Stated task:
Below, locate the line that contains "Convert this chart to Apache ECharts code.". Repeat exactly from that line to the line that contains "const yTicks = [0, 1, 2, 3, 4, 5, 6, 7, 8];", inclusive, leaving out the pictures.
....
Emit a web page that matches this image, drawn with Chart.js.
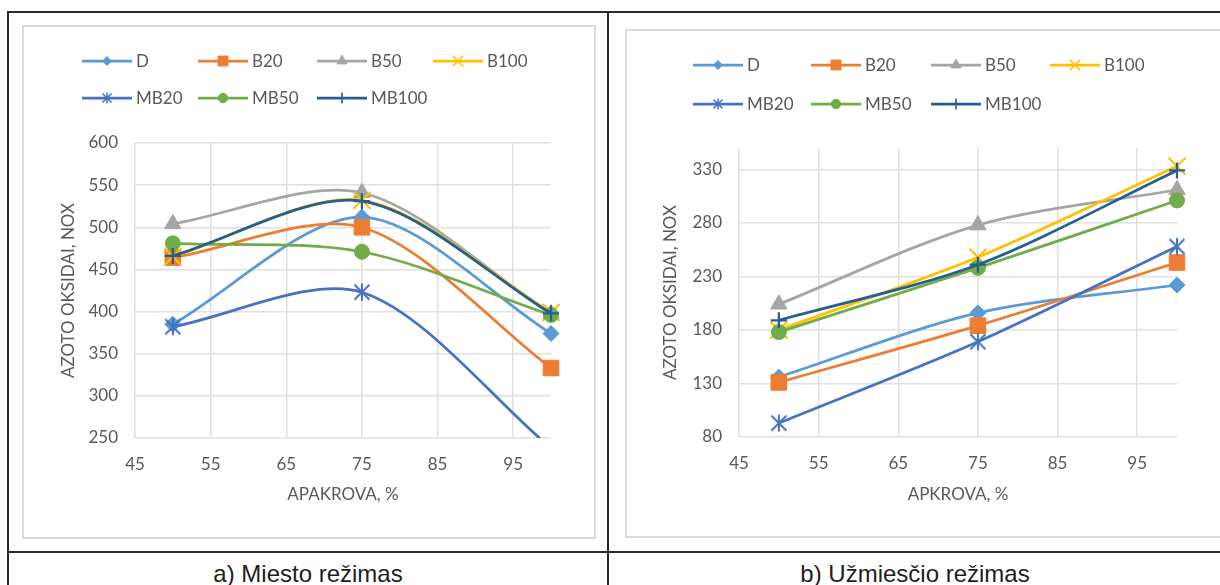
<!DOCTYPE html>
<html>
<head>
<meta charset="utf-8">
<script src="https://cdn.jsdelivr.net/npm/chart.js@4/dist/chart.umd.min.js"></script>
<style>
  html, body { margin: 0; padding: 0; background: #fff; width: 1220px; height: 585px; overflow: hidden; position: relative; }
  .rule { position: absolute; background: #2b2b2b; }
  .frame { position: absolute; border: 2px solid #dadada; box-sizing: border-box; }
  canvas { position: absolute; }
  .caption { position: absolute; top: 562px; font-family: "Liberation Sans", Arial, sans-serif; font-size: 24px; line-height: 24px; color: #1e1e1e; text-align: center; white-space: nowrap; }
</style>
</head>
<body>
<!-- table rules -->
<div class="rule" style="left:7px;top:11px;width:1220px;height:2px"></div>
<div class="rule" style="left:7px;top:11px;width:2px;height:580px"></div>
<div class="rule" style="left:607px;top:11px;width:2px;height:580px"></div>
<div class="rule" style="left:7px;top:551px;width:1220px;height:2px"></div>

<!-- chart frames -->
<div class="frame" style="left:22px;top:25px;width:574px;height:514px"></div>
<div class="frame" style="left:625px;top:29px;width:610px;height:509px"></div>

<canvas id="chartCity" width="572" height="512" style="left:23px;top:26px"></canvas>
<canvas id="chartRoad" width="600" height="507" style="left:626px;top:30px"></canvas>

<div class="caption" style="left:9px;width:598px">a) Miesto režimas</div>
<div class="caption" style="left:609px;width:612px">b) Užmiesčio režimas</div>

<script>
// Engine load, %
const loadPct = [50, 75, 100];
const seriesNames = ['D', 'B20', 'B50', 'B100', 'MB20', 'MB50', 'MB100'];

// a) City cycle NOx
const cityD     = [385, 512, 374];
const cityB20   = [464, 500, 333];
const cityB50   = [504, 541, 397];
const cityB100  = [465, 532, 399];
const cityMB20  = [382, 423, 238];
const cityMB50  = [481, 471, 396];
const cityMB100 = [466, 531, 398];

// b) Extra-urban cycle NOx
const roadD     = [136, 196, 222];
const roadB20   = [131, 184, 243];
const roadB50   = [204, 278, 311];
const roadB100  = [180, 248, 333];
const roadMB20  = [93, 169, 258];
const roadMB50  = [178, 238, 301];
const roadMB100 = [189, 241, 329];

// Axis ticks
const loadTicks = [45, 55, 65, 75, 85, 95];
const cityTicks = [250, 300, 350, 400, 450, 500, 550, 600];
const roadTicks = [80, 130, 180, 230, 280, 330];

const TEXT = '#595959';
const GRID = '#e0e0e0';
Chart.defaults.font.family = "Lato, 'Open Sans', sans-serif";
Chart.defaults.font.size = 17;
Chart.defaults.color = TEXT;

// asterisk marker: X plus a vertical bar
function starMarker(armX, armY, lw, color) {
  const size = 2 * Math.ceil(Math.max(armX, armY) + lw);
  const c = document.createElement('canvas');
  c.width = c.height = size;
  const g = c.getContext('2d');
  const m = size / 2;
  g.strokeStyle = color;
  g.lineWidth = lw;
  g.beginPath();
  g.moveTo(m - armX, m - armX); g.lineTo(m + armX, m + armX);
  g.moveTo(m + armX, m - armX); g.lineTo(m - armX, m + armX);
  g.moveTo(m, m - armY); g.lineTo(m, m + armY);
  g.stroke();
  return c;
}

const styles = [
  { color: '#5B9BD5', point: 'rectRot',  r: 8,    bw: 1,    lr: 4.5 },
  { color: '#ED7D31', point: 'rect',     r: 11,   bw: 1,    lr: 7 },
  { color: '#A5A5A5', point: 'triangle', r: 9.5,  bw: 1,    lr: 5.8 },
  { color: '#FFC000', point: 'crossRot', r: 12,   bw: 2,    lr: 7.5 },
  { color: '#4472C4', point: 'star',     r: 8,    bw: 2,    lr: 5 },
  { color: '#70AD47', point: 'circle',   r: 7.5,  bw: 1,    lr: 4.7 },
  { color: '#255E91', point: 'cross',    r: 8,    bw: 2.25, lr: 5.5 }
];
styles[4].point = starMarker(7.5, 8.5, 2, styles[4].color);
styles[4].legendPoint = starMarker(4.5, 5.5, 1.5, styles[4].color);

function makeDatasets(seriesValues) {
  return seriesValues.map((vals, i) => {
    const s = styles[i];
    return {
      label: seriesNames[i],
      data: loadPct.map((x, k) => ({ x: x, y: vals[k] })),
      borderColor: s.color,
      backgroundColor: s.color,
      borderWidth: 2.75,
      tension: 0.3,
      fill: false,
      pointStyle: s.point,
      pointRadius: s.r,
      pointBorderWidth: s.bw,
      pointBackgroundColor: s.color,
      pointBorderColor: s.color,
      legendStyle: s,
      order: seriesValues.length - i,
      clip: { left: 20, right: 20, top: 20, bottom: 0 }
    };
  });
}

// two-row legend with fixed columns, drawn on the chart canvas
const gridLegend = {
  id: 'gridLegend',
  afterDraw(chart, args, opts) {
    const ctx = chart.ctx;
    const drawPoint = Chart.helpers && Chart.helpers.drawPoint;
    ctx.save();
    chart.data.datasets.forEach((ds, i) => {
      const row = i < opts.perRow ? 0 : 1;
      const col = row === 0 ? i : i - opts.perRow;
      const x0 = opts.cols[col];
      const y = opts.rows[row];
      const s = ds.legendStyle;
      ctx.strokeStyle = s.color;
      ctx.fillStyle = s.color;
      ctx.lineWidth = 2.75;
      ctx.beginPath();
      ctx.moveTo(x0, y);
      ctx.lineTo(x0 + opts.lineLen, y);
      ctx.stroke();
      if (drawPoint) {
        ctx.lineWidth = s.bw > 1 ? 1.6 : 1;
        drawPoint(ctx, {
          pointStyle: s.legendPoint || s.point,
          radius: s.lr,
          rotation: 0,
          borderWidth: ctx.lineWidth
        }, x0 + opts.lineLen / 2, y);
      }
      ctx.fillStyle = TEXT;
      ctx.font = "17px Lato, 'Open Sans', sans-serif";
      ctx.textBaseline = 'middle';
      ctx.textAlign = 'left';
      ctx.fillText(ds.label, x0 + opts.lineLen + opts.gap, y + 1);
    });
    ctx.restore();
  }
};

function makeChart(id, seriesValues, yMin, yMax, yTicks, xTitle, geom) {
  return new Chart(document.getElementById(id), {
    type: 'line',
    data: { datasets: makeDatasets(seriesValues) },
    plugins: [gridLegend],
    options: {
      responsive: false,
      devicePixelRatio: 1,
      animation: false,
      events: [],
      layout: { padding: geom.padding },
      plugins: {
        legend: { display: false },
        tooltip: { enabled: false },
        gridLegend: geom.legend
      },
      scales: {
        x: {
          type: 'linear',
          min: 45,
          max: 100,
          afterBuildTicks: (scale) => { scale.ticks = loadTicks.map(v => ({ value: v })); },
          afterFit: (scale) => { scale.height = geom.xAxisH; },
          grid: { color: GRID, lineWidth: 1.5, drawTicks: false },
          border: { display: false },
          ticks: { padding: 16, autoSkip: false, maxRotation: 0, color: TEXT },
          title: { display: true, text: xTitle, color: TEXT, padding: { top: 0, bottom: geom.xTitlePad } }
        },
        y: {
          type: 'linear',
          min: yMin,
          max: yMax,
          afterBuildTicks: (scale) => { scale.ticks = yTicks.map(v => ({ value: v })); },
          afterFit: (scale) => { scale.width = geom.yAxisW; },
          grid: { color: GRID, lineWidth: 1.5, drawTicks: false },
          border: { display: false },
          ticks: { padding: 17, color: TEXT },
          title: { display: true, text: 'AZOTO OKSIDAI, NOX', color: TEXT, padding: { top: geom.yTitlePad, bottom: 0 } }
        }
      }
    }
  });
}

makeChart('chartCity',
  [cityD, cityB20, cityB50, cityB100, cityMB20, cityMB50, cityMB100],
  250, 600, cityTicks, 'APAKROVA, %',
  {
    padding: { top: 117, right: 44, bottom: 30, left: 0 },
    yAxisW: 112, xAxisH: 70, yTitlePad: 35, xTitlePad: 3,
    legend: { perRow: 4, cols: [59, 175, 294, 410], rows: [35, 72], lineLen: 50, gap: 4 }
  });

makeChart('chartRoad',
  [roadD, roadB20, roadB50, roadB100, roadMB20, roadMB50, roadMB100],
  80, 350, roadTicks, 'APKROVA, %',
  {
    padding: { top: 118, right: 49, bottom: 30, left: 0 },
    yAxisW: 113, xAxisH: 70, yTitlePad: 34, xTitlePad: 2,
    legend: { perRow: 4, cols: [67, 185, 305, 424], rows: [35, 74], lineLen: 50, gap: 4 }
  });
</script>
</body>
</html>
....
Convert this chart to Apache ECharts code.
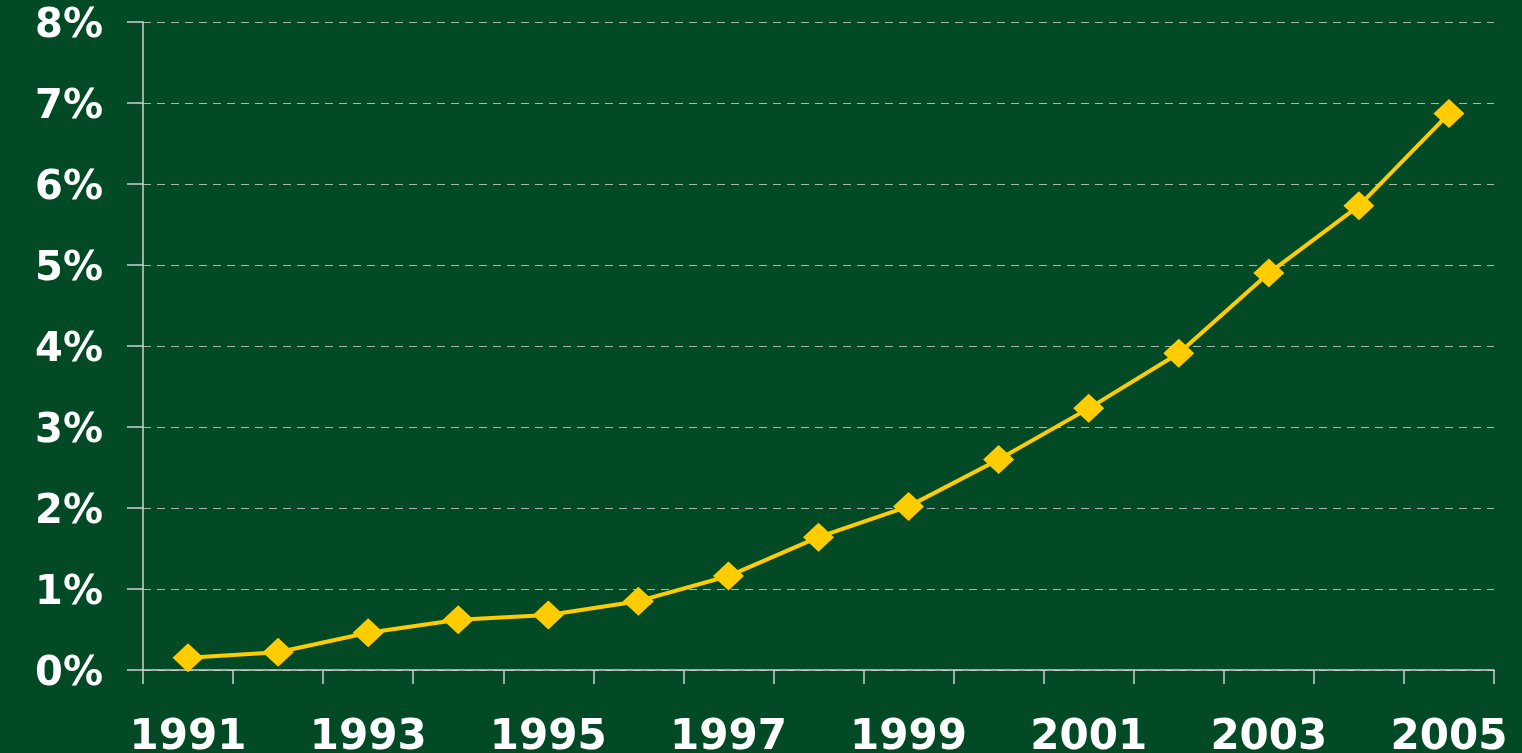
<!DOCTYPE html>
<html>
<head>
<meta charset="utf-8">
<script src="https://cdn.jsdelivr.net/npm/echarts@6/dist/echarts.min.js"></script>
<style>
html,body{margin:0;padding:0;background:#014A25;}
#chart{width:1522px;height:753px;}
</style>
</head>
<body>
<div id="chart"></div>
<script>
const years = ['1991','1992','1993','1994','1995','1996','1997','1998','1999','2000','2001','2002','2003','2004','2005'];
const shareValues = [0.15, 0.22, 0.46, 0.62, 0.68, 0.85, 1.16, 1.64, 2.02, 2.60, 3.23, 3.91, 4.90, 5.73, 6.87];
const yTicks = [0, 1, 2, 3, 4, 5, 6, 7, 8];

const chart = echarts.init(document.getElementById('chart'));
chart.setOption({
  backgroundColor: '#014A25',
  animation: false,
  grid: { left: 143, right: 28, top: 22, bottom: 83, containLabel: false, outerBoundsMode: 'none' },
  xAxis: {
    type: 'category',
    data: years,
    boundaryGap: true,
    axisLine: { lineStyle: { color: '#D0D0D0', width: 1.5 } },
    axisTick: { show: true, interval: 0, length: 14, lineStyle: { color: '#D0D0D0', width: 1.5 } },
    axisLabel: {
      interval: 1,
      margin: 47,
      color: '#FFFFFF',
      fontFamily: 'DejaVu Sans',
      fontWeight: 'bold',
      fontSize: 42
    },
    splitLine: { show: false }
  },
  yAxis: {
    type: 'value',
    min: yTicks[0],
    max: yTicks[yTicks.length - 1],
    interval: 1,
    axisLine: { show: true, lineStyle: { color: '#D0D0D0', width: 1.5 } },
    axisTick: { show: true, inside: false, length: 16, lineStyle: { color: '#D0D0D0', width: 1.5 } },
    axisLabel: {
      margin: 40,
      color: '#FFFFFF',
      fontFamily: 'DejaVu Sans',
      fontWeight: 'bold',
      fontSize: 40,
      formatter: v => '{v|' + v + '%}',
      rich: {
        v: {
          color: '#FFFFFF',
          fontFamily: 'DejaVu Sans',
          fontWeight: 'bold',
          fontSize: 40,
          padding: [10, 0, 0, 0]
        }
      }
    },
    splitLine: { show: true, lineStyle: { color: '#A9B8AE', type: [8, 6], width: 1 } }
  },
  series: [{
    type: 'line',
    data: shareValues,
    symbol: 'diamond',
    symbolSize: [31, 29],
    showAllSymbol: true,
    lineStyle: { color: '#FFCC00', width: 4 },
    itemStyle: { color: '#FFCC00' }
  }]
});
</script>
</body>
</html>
....
Answer to this problem:
Convert this chart to Apache ECharts code.
<!DOCTYPE html>
<html>
<head>
<meta charset="utf-8">
<script src="https://cdn.jsdelivr.net/npm/echarts@6/dist/echarts.min.js"></script>
<style>
html,body{margin:0;padding:0;background:#014A25;}
#chart{width:1522px;height:753px;}
</style>
</head>
<body>
<div id="chart"></div>
<script>
const years = ['1991','1992','1993','1994','1995','1996','1997','1998','1999','2000','2001','2002','2003','2004','2005'];
const shareValues = [0.15, 0.22, 0.46, 0.62, 0.68, 0.85, 1.16, 1.64, 2.02, 2.60, 3.23, 3.91, 4.90, 5.73, 6.87];
const yTicks = [0, 1, 2, 3, 4, 5, 6, 7, 8];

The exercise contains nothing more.